Create a base of safety
Usually, when I go to family events, I tend to choose the people that I want to spend the most time with. These are people who know me, accept me, are kind to me and make me feel safe. Everyone else, I'll either make small talk with or a little catch-up or I'll steer clear from altogether. This way, I am in control of who I want to speak to and when. I am in control of who I spend my time and energy on. Knowing that I have people who can give me this safety, I know that I have a base I can come back to if things get a little to much.
I avoid being involved in drama at all costs. So when I feel like I am getting reeled in to someone's drama, I walk away. Drama sucks the energy from me and it negatively effects my health physically and mentally. So I feel like I waste myself on a situation which has nothing to do with me and is usually made to be larger than it is. To maintain your health, your positive mindset and to keep yourself feeling like yourself, don't get involved in drama!
Set boundaries and expectations beforehand
Another way I get through these get togethers is to set boundaries and expectations before I go. If necessary, I tell certain loved ones what I will and will not accept. If they attempt to break these boundaries, I can then draw attention to the boundaries they agreed to keep and then enforce them again. They'll soon figure out where they can and cannot go - although it may take a few tries!
Know you can leave at any time
The last thing I will mention but also the most helpful for me is I know that I can leave, at any point. At any time I feel uncomfortable or upset, I can leave. Regardless of whether you are going to a place or are hosting yourself, know that it is in your power to end the event either by leaving or ending the event on your terms.

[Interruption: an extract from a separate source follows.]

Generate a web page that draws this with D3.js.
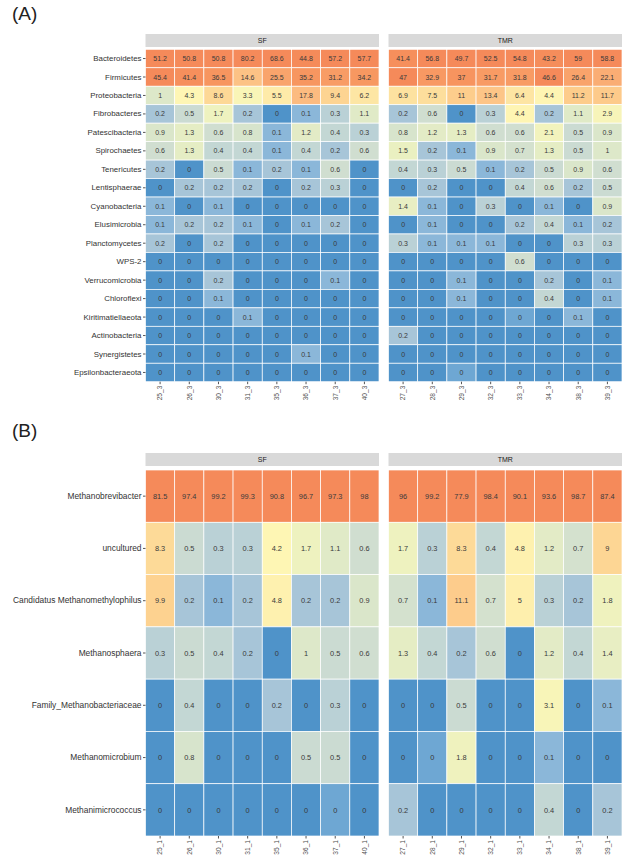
<!DOCTYPE html>
<html>
<head>
<meta charset="utf-8">
<script src="https://cdn.jsdelivr.net/npm/d3@7"></script>
<style>
  html, body { margin: 0; padding: 0; background: #fff; }
  svg { display: block; font-family: "Liberation Sans", Arial, sans-serif; }
</style>
</head>
<body>
<svg id="chart" width="625" height="866"></svg>
<script>
// Panel A: phyla (% relative abundance), columns = samples per diet
var phyla = ['Bacteroidetes', 'Firmicutes', 'Proteobacteria', 'Fibrobacteres', 'Patescibacteria',
  'Spirochaetes', 'Tenericutes', 'Lentisphaerae', 'Cyanobacteria', 'Elusimicrobia', 'Planctomycetes',
  'WPS-2', 'Verrucomicrobia', 'Chloroflexi', 'Kiritimatiellaeota', 'Actinobacteria', 'Synergistetes',
  'Epsilonbacteraeota'];
var samplesSF_A = ['25_3', '26_3', '30_3', '31_3', '35_3', '36_3', '37_3', '40_3'];
var samplesTMR_A = ['27_3', '28_3', '29_3', '32_3', '33_3', '34_3', '38_3', '39_3'];
var phylaSF = [
  [51.2, 50.8, 50.8, 80.2, 68.6, 44.8, 57.2, 57.7],
  [45.4, 41.4, 36.5, 14.6, 25.5, 35.2, 31.2, 34.2],
  [1, 4.3, 8.6, 3.3, 5.5, 17.8, 9.4, 6.2],
  [0.2, 0.5, 1.7, 0.2, 0, 0.1, 0.3, 1.1],
  [0.9, 1.3, 0.6, 0.8, 0.1, 1.2, 0.4, 0.3],
  [0.6, 1.3, 0.4, 0.4, 0.1, 0.4, 0.2, 0.6],
  [0.2, 0, 0.5, 0.1, 0.2, 0.1, 0.6, 0],
  [0, 0.2, 0.2, 0.2, 0, 0.2, 0.3, 0],
  [0.1, 0, 0.1, 0, 0, 0, 0, 0],
  [0.1, 0.2, 0.2, 0.1, 0, 0.1, 0.2, 0],
  [0.2, 0, 0.2, 0, 0, 0, 0, 0],
  [0, 0, 0, 0, 0, 0, 0, 0],
  [0, 0, 0.2, 0, 0, 0, 0.1, 0],
  [0, 0, 0.1, 0, 0, 0, 0, 0],
  [0, 0, 0, 0.1, 0, 0, 0, 0],
  [0, 0, 0, 0, 0, 0, 0, 0],
  [0, 0, 0, 0, 0, 0.1, 0, 0],
  [0, 0, 0, 0, 0, 0, 0, 0]
];
var phylaTMR = [
  [41.4, 56.8, 49.7, 52.5, 54.8, 43.2, 59, 58.8],
  [47, 32.9, 37, 31.7, 31.8, 46.6, 26.4, 22.1],
  [6.9, 7.5, 11, 13.4, 6.4, 4.4, 11.2, 11.7],
  [0.2, 0.6, 0, 0.3, 4.4, 0.2, 1.1, 2.9],
  [0.8, 1.2, 1.3, 0.6, 0.6, 2.1, 0.5, 0.9],
  [1.5, 0.2, 0.1, 0.9, 0.7, 1.3, 0.5, 1],
  [0.4, 0.3, 0.5, 0.1, 0.2, 0.5, 0.9, 0.6],
  [0, 0.2, 0, 0, 0.4, 0.6, 0.2, 0.5],
  [1.4, 0.1, 0, 0.3, 0, 0.1, 0, 0.9],
  [0, 0.1, 0, 0, 0.2, 0.4, 0.1, 0.2],
  [0.3, 0.1, 0.1, 0.1, 0, 0, 0.3, 0.3],
  [0, 0, 0, 0, 0.6, 0, 0, 0],
  [0, 0, 0.1, 0, 0, 0.2, 0, 0.1],
  [0, 0, 0.1, 0, 0, 0.4, 0, 0.1],
  [0, 0, 0, 0, 0.04, 0, 0.1, 0],
  [0.2, 0, 0, 0, 0, 0, 0, 0],
  [0, 0, 0, 0, 0, 0, 0, 0],
  [0, 0, 0.04, 0, 0, 0, 0, 0]
];

// Panel B: methanogen genera
var genera = ['Methanobrevibacter', 'uncultured', 'Candidatus Methanomethylophilus', 'Methanosphaera',
  'Family_Methanobacteriaceae', 'Methanomicrobium', 'Methanimicrococcus'];
var samplesSF_B = ['25_1', '26_1', '30_1', '31_1', '35_1', '36_1', '37_1', '40_1'];
var samplesTMR_B = ['27_1', '28_1', '29_1', '32_1', '33_1', '34_1', '38_1', '39_1'];
var generaSF = [
  [81.5, 97.4, 99.2, 99.3, 90.8, 96.7, 97.3, 98],
  [8.3, 0.5, 0.3, 0.3, 4.2, 1.7, 1.1, 0.6],
  [9.9, 0.2, 0.1, 0.2, 4.8, 0.2, 0.2, 0.9],
  [0.3, 0.5, 0.4, 0.2, 0, 1, 0.5, 0.6],
  [0, 0.4, 0, 0, 0.2, 0, 0.3, 0],
  [0, 0.8, 0, 0, 0, 0.5, 0.5, 0],
  [0, 0, 0, 0, 0, 0, 0.04, 0]
];
var generaTMR = [
  [96, 99.2, 77.9, 98.4, 90.1, 93.6, 98.7, 87.4],
  [1.7, 0.3, 8.3, 0.4, 4.8, 1.2, 0.7, 9],
  [0.7, 0.1, 11.1, 0.7, 5, 0.3, 0.2, 1.8],
  [1.3, 0.4, 0.2, 0.6, 0, 1.2, 0.4, 1.4],
  [0, 0, 0.5, 0, 0, 3.1, 0, 0.1],
  [0, 0.04, 1.8, 0, 0, 0.1, 0, 0],
  [0.2, 0, 0, 0, 0, 0.4, 0, 0.2]
];
var dietLabels = ['SF', 'TMR'];

// colour: log-ish transform onto a soft RdYlBu ramp
var tf = function(v) { return Math.log10(v + 0.03); };
var fill = d3.scaleLinear()
  .domain([-1.52, -1.15, -0.886, -0.638, -0.48, -0.276, 0.013, 0.24, 0.636, 0.936, 1.04, 1.25, 1.4, 1.56, 1.66])
  .range(['#4f93c9', '#6ea7d3', '#8bb7d9', '#a7c5d8', '#bad1d6', '#cbdbd2', '#dde8c9', '#eef2bf',
    '#fef6b4', '#fdd896', '#fdcd8c', '#fcbb80', '#f9a56d', '#f7955f', '#f58a5a'])
  .clamp(true);
var fmt = function(v) { return String(+v.toFixed(1)); };

var svg = d3.select('#chart');

function drawPanel({ tag, tagY, rows, values, samples, stripTop, top, bottom, rowFont, cellFont }) {
  var left = 145.5, facetW = 233.5, gap = 9.5;
  var g = svg.append('g');

  g.append('text')
    .attr('x', 12).attr('y', tagY)
    .attr('font-size', 19).attr('fill', '#222')
    .text(tag);

  var y = d3.scaleBand().domain(rows).range([top, bottom]);

  dietLabels.forEach(function(diet, k) {
    var x0 = left + k * (facetW + gap);
    var x = d3.scaleBand().domain(samples[k]).range([x0, x0 + facetW]);

    g.append('rect')
      .attr('x', x0).attr('y', stripTop)
      .attr('width', facetW).attr('height', 13)
      .attr('fill', '#d9d9d9');
    g.append('text')
      .attr('x', x0 + facetW / 2).attr('y', stripTop + 9.3)
      .attr('text-anchor', 'middle')
      .attr('font-size', 7).attr('fill', '#1a1a1a')
      .text(diet);

    var cells = [];
    rows.forEach(function(r, i) {
      samples[k].forEach(function(s, j) {
        cells.push({ row: r, sample: s, value: values[k][i][j] });
      });
    });

    var cell = g.selectAll(null).data(cells).enter().append('g');
    cell.append('rect')
      .attr('x', function(d) { return x(d.sample); })
      .attr('y', function(d) { return y(d.row); })
      .attr('width', x.bandwidth())
      .attr('height', y.bandwidth())
      .attr('fill', function(d) { return fill(tf(d.value)); })
      .attr('stroke', '#fff')
      .attr('stroke-width', 0.7);
    cell.append('text')
      .attr('x', function(d) { return x(d.sample) + x.bandwidth() / 2; })
      .attr('y', function(d) { return y(d.row) + y.bandwidth() / 2; })
      .attr('dy', '0.36em')
      .attr('text-anchor', 'middle')
      .attr('font-size', cellFont)
      .attr('fill', '#3a3a3a')
      .text(function(d) { return fmt(d.value); });

    var xAxis = g.append('g')
      .attr('transform', 'translate(0,' + bottom + ')')
      .call(d3.axisBottom(x).tickSize(2.5).tickPadding(1.5));
    xAxis.select('.domain').remove();
    xAxis.selectAll('line').attr('stroke', '#555');
    xAxis.selectAll('text')
      .attr('font-size', 6.6).attr('fill', '#4d4d4d')
      .attr('font-family', '"Liberation Sans", Arial, sans-serif')
      .attr('text-anchor', 'end')
      .attr('dy', '0.35em')
      .attr('transform', 'translate(0,4) rotate(-90)')
      .attr('x', 0).attr('y', 0);
  });

  var yAxis = g.append('g')
    .attr('transform', 'translate(' + left + ',0)')
    .call(d3.axisLeft(y).tickSize(2.5).tickPadding(1.5));
  yAxis.select('.domain').remove();
  yAxis.selectAll('line').attr('stroke', '#555');
  yAxis.selectAll('text')
    .attr('font-size', rowFont).attr('fill', '#333')
    .attr('font-family', '"Liberation Sans", Arial, sans-serif');
}

drawPanel({
  tag: '(A)', tagY: 20,
  rows: phyla, values: [phylaSF, phylaTMR], samples: [samplesSF_A, samplesTMR_A],
  stripTop: 34, top: 49.3, bottom: 381.7, rowFont: 7.9, cellFont: 7
});
drawPanel({
  tag: '(B)', tagY: 437,
  rows: genera, values: [generaSF, generaTMR], samples: [samplesSF_B, samplesTMR_B],
  stripTop: 453, top: 470, bottom: 836, rowFont: 8.4, cellFont: 7.4
});
</script>
</body>
</html>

Find the little joys and be kind
Remember that even if you feel comfortable around family and you don't have these problems (which is great!), there may be members of your family who do feel like this. So try to be as understanding as you can. Allow your loved ones to have the time, space and freedom they need and to be aware of their needs. And be as kind and welcoming as you can be!
Also, be grateful for what you have. To be surrounded by loving people means you are very lucky indeed. Feel that. And don't forget to notice the little joys during the festive period. Do the things and be with the people you love!
I truly hope that you have a wonderful Christmas with your loved ones and remember to preserve your mental health, maintain your personal space and set boundaries if things get a little too much.